Patients with such heart pumps – Dick Cheney is one – currently have to live with a power cord protruding from their belly. It’s uncomfortable, restrictive and also dangerous – infections occur in nearly 40 percent of patients, are the leading cause of rehospitalization and can be fatal.
The new power system is a variation on inductive power, in which a transmitting coil sends out electromagnetic waves at a certain frequency and a receiving coil absorbs the energy and uses it to charge a battery. It’s used in electric toothbrush charging stations and cellphone charging pads – altheough, here, the tool has to actually touch the charger and be held in a fixed position.
Joshua Smith, a UW associate professor of computer science, and colleagues at the UW and Intel devised an inductive system that adjusts the frequency and other parameters as the distance or orientation between the transmitter and receiver coils changes, allowing for flexible yet efficient wireless power over medium distances.
“Most people’s intuition about wireless power is that as the receiver gets further away, you get less power,” he says. “But with this technique there’s a regime where the efficiency actually doesn’t change with distance.”
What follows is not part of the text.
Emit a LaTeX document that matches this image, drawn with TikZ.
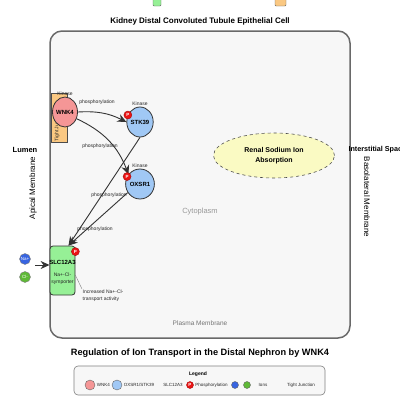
\documentclass[tikz,border=0pt]{standalone}
\usepackage{fontspec}
\setmainfont{Liberation Sans}
\usepackage{tikz}
\usetikzlibrary{arrows.meta, positioning, shapes.geometric}
\usepackage{xcolor}
\definecolor{cellfill}{RGB}{247, 247, 247}
\definecolor{cellline}{RGB}{105, 105, 105}
\definecolor{wnkfill}{RGB}{245, 150, 150}
\definecolor{kinfill}{RGB}{160, 200, 245}
\definecolor{slcfill}{RGB}{150, 240, 150}
\definecolor{tjfill}{RGB}{250, 200, 130}
\definecolor{absfill}{RGB}{250, 250, 195}
\definecolor{nafill}{RGB}{55, 100, 225}
\definecolor{clfill}{RGB}{95, 185, 55}
\definecolor{pfill}{RGB}{235, 20, 20}
\newcommand{\fsz}[1]{\fontsize{#1}{#1}\selectfont}

\tikzset{
  protein/.style={ellipse, draw=black!80, line width=0.8pt, minimum width=26pt, minimum height=30pt, inner sep=0pt, font=\fsz{6}\bfseries},
  tag/.style={font=\fsz{5}, text=black!85, inner sep=0.5pt},
  pbadge/.style={circle, fill=pfill, draw=pfill!70!black, line width=0.4pt, minimum size=8pt, inner sep=0pt, text=white, font=\fsz{4.5}\bfseries},
  ion/.style={circle, draw=black!50, line width=0.4pt, minimum size=11pt, inner sep=0pt, text=white, font=\fsz{4.5}},
  react/.style={-{Stealth[length=9pt, width=8pt]}, line width=0.9pt, black!80},
  region/.style={font=\fsz{8}},
  keydot/.style={circle, draw=black!60, line width=0.4pt, inner sep=0pt}
}

\begin{document}
\begin{tikzpicture}[x=1pt, y=-1pt]
  \useasboundingbox (0,0) rectangle (400,400);
  % cut-off keys at the top
  \draw[fill=slcfill, draw=black!60, rounded corners=1pt] (153,-4) rectangle (161,6);
  \draw[fill=tjfill, draw=black!60, rounded corners=1pt] (275,-4) rectangle (286,6);

  \node[font=\fsz{8}\bfseries] (title) at (200,21) {Kidney Distal Convoluted Tubule Epithelial Cell};
  \draw[cellline, line width=1.5pt, fill=cellfill, rounded corners=12pt] (50,31) rectangle (350,338);

  \node[font=\fsz{7.5}\bfseries] (lumen) at (25,150) {Lumen};
  \node[region, rotate=90] (apical) at (33,188) {Apical Membrane};
  \node[font=\fsz{7.2}\bfseries, anchor=west] (inter) at (345,150) {Interstitial Space};
  \node[region, rotate=-90] (baso) at (367,197) {Basolateral Membrane};
  \node[font=\fsz{7.5}, text=black!40] (cyto) at (200,212) {Cytoplasm};
  \node[font=\fsz{6.5}, text=black!55] (plasma) at (200,323) {Plasma Membrane};

  % tight junction under WNK4
  \node[draw=black!70, fill=tjfill, line width=0.5pt, minimum width=16pt, minimum height=49pt, inner sep=0pt] (tj) at (59,117.5) {};
  \node[tag, rotate=90] (tjtext) at (57,126) {Tight Junction};

  \node[protein, fill=wnkfill, minimum width=25pt] (wnk) at (65,112) {WNK4};
  \node[tag] (wnkkin) at (65,94) {Kinase};
  \node[protein, fill=kinfill] (stk) at (140,122) {STK39};
  \node[tag, above=0pt of stk] (stkkin) {Kinase};
  \node[protein, fill=kinfill] (oxs) at (140,184) {OXSR1};
  \node[tag, above=0pt of oxs] (oxskin) {Kinase};

  \node[draw=black!80, line width=0.8pt, fill=slcfill, rounded corners=3pt, minimum width=25pt, minimum height=49pt, inner sep=0pt] (slc) at (62.5,270.5) {};
  \node[font=\fsz{6}\bfseries] (slcname) at (62.5,262) {SLC12A3};
  \node[tag, align=center] (slctext) at (62.5,279) {Na+-Cl-\\[2pt]symporter};

  \draw[react] (wnk.east) to[bend left=15] (stk.west);
  \draw[react] (wnk.-30) to[bend left=22] (oxs.140);
  \draw[react] (stk.south) -- ([xshift=6pt]slc.north);
  \draw[react] (oxs.215) -- ([xshift=6pt]slc.north);
  \node[tag] (phos1) at (97,102) {phosphorylation};
  \node[tag] (phos2) at (100,146) {phosphorylation};
  \node[tag] (phos3) at (109,195) {phosphorylation};
  \node[tag] (phos4) at (95,229) {phosphorylation};

  \node[pbadge] (pstk) at (stk.150) {P};
  \node[pbadge] (poxs) at (oxs.150) {P};
  \node[pbadge] (pslc) at ([yshift=-6pt]slc.north east) {P};

  \node[ion, fill=nafill] (na) at (25,259) {Na+};
  \node[ion, fill=clfill] (cl) at (25,277) {Cl-};
  \coordinate (ionin) at (35,265);
  \draw[react] (ionin) -- (ionin -| slc.west);

  \node[tag, align=left, anchor=north west] (note) at (82,289) {Increased Na+-Cl-\\[2pt]transport activity};
  \draw[black!50, line width=0.4pt] (slc.-20) -- (note.north west);

  \node[ellipse, draw=black!70, dashed, fill=absfill, line width=0.6pt, minimum width=121pt, minimum height=45pt, align=center, font=\fsz{7}\bfseries] (absorb) at (274,155.5) {Renal Sodium Ion\\[3pt]Absorption};

  \node[font=\fsz{9.2}\bfseries] (subtitle) at (200,353) {Regulation of Ion Transport in the Distal Nephron by WNK4};

  % legend
  \draw[fill=cellfill, draw=black!50, line width=0.6pt, rounded corners=4pt] (74,366) rectangle (325,395);
  \node[font=\fsz{5}\bfseries] (legend) at (198,374) {Legend};
  \node[keydot, fill=wnkfill, minimum size=10pt] (kwnk) at (90,385) {};
  \node[tag, font=\fsz{4.5}, right=1pt of kwnk] (lwnk) {WNK4};
  \node[keydot, fill=kinfill, minimum size=10pt] (kkin) at (117,385) {};
  \node[tag, font=\fsz{4.5}, right=1pt of kkin] (lkin) {OXSR1/STK39};
  \node[tag, font=\fsz{4.5}] (lslc) at (173,385) {SLC12A3};
  \node[pbadge, minimum size=7pt] (kp) at (190,385) {P};
  \node[tag, font=\fsz{4.5}, right=1pt of kp] (lp) {Phosphorylation};
  \node[keydot, fill=nafill, minimum size=7pt] (kna) at (235,385) {};
  \node[keydot, fill=clfill, minimum size=7pt] (kcl) at (247,385) {};
  \node[tag, font=\fsz{4.5}] (lion) at (263,385) {Ions};
  \node[tag, font=\fsz{4.5}] (ltj) at (301,385) {Tight Junction};
\end{tikzpicture}
\end{document}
He says a one-foot transmitter coil could deliver consistent power over a distance of a foot, or a four-inch coil over four inches – enough to bridge skin and tissue to reach a medical implant.
“My primary interest is to help heart failure patients recover, and they can only recover if they are not tethered to a battery or external power supply so they can exercise and train their heart to recover,” says Dr Pramod Bonde, a heart surgeon at the University of Pittsburgh Medical Center.
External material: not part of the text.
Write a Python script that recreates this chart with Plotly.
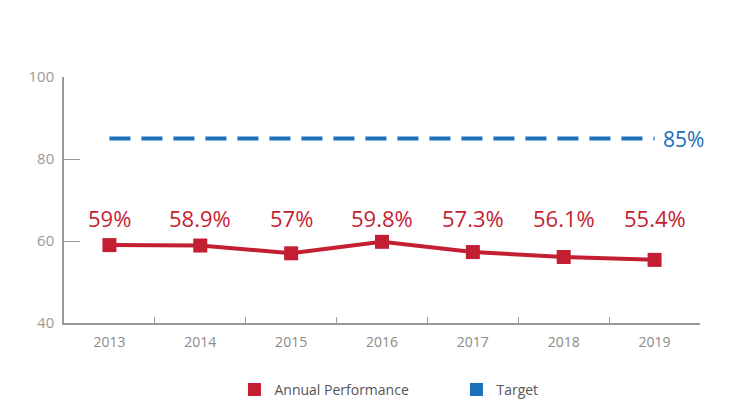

“With wireless technology patients can be free and they can have a chance to move around and exercise like normal human beings.”
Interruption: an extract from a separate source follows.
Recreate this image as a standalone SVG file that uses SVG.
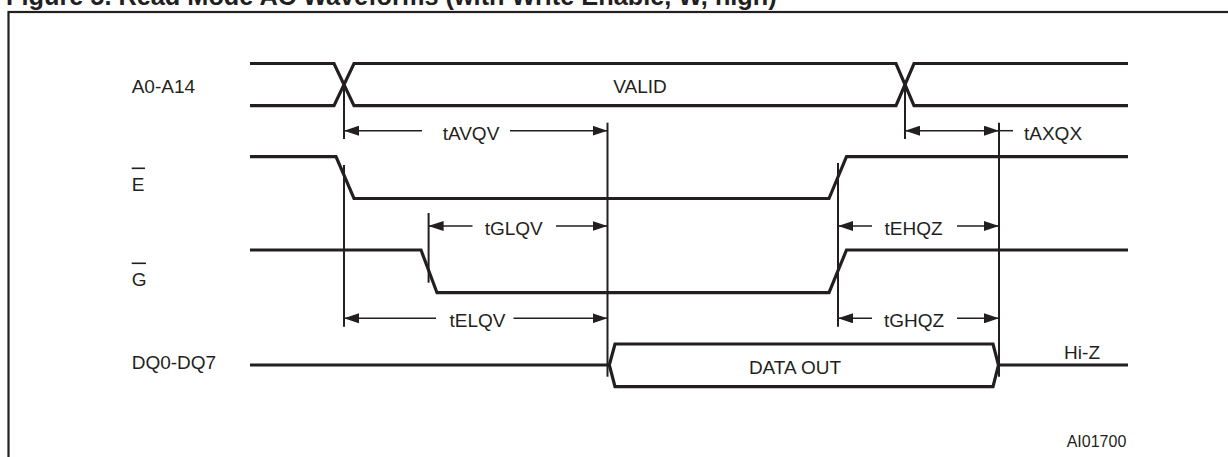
<svg xmlns="http://www.w3.org/2000/svg" width="1228" height="457" viewBox="0 0 1228 457">
<style>
.bg{fill:#ffffff}
.frame{fill:none;stroke:#231f20;stroke-width:2.2}
.sig{fill:none;stroke:#231f20;stroke-width:3.2;stroke-linejoin:miter}
.vl{fill:none;stroke:#231f20;stroke-width:2}
.ar{fill:none;stroke:#231f20;stroke-width:1.5}
.ov{fill:none;stroke:#231f20;stroke-width:1.6}
text{font-family:"Liberation Sans",Arial,sans-serif;fill:#231f20;font-size:19px}
.title{font-weight:bold;font-size:25.3px}
.small{font-size:16px}
.mid{text-anchor:middle}
</style>
<defs>
<marker id="ah" markerUnits="userSpaceOnUse" markerWidth="15" markerHeight="10" refX="15" refY="5" orient="auto-start-reverse" viewBox="0 0 15 10">
<path d="M0,0 L15,5 L0,10 z" fill="#231f20"/>
</marker>
</defs>
<rect class="bg" x="0" y="0" width="1228" height="457"/>
<text class="title" x="6" y="5">Figure 5. Read Mode AC Waveforms (with Write Enable, W, high)</text>
<rect class="frame" x="8.5" y="12" width="1240" height="460"/>

<g id="addr">
<text x="131.7" y="92.7">A0-A14</text>
<path class="sig" d="M250,63.5 H334 L354,105.7 H896 L914,63.5 H1128"/>
<path class="sig" d="M250,105.7 H334 L354,63.5 H896 L914,105.7 H1128"/>
<text class="mid" x="640" y="92.7">VALID</text>
</g>

<g id="E">
<text x="131.7" y="190.7">E</text>
<line class="ov" x1="131.7" y1="168.3" x2="145" y2="168.3"/>
<path class="sig" d="M250,156.7 H336 L354,198.5 H829 L846.5,156.7 H1128"/>
</g>

<g id="G">
<text x="131.7" y="285.5">G</text>
<line class="ov" x1="131.7" y1="263.3" x2="146" y2="263.3"/>
<path class="sig" d="M250,250 H421 L437,292.7 H829 L846.5,250 H1128"/>
</g>

<g id="DQ">
<text x="131.7" y="369.3">DQ0-DQ7</text>
<path class="sig" d="M250,365 H609.3"/>
<path class="sig" d="M609.3,365 L615,344 H993 L998.5,365 L993,386.7 H615 Z"/>
<path class="sig" d="M998.5,365 H1128"/>
<text class="mid" x="795" y="374">DATA OUT</text>
<text x="1100" y="359" style="text-anchor:end">Hi-Z</text>
</g>

<g id="connectors">
<line class="vl" x1="344" y1="84" x2="344" y2="139"/>
<line class="vl" x1="344" y1="165" x2="344" y2="326.7"/>
<line class="vl" x1="905" y1="84" x2="905" y2="139"/>
<line class="vl" x1="607.5" y1="122.7" x2="607.5" y2="376.7"/>
<line class="vl" x1="999" y1="122.7" x2="999" y2="376.7"/>
<line class="vl" x1="428.6" y1="213" x2="428.6" y2="282.7"/>
<line class="vl" x1="838" y1="163" x2="838" y2="326.7"/>

<line class="ar" x1="344" y1="130.7" x2="422" y2="130.7" marker-start="url(#ah)"/>
<line class="ar" x1="510" y1="130.7" x2="607.5" y2="130.7" marker-end="url(#ah)"/>
<text class="mid" x="471" y="139.5">tAVQV</text>

<line class="ar" x1="905" y1="130.7" x2="999" y2="130.7" marker-start="url(#ah)" marker-end="url(#ah)"/>
<line class="ar" x1="999" y1="130.7" x2="1013" y2="130.7"/>
<text x="1024" y="139.5">tAXQX</text>

<line class="ar" x1="428.6" y1="226" x2="472.5" y2="226" marker-start="url(#ah)"/>
<line class="ar" x1="556" y1="226" x2="607.5" y2="226" marker-end="url(#ah)"/>
<text class="mid" x="513.7" y="234.5">tGLQV</text>

<line class="ar" x1="838" y1="226" x2="872" y2="226" marker-start="url(#ah)"/>
<line class="ar" x1="957" y1="226" x2="999" y2="226" marker-end="url(#ah)"/>
<text class="mid" x="913.5" y="234.5">tEHQZ</text>

<line class="ar" x1="344" y1="318.3" x2="436" y2="318.3" marker-start="url(#ah)"/>
<line class="ar" x1="513.5" y1="318.3" x2="607.5" y2="318.3" marker-end="url(#ah)"/>
<text class="mid" x="477.5" y="326.8">tELQV</text>

<line class="ar" x1="838" y1="318.3" x2="872" y2="318.3" marker-start="url(#ah)"/>
<line class="ar" x1="957" y1="318.3" x2="999" y2="318.3" marker-end="url(#ah)"/>
<text class="mid" x="914" y="326.8">tGHQZ</text>
</g>

<text class="small" x="1066.7" y="446.7">AI01700</text>
</svg>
The researchers envision a vest that could hold an external transmitter coil connected to a power cord or battery. A small receiver coil implanted under the patient’s skin would connect to a battery that holds enough power for about two hours, meaning the patient could be completely free for short periods of time. It would men that, unlike users of current pumps, they’d be able to take a bath or go for a swim.
Longer term, the researchers imagine additional power transmitters placed under a patient’s bed or chair, allowing patients to sleep, work or exercise at home unencumbered.
“The potential for wireless power in medical fields goes far beyond powering artificial hearts,” says Dr Bonde.
“It can be leveraged to simplify sensor systems, to power medical implants and reduce electrical wiring in day-to-day care of the patients.”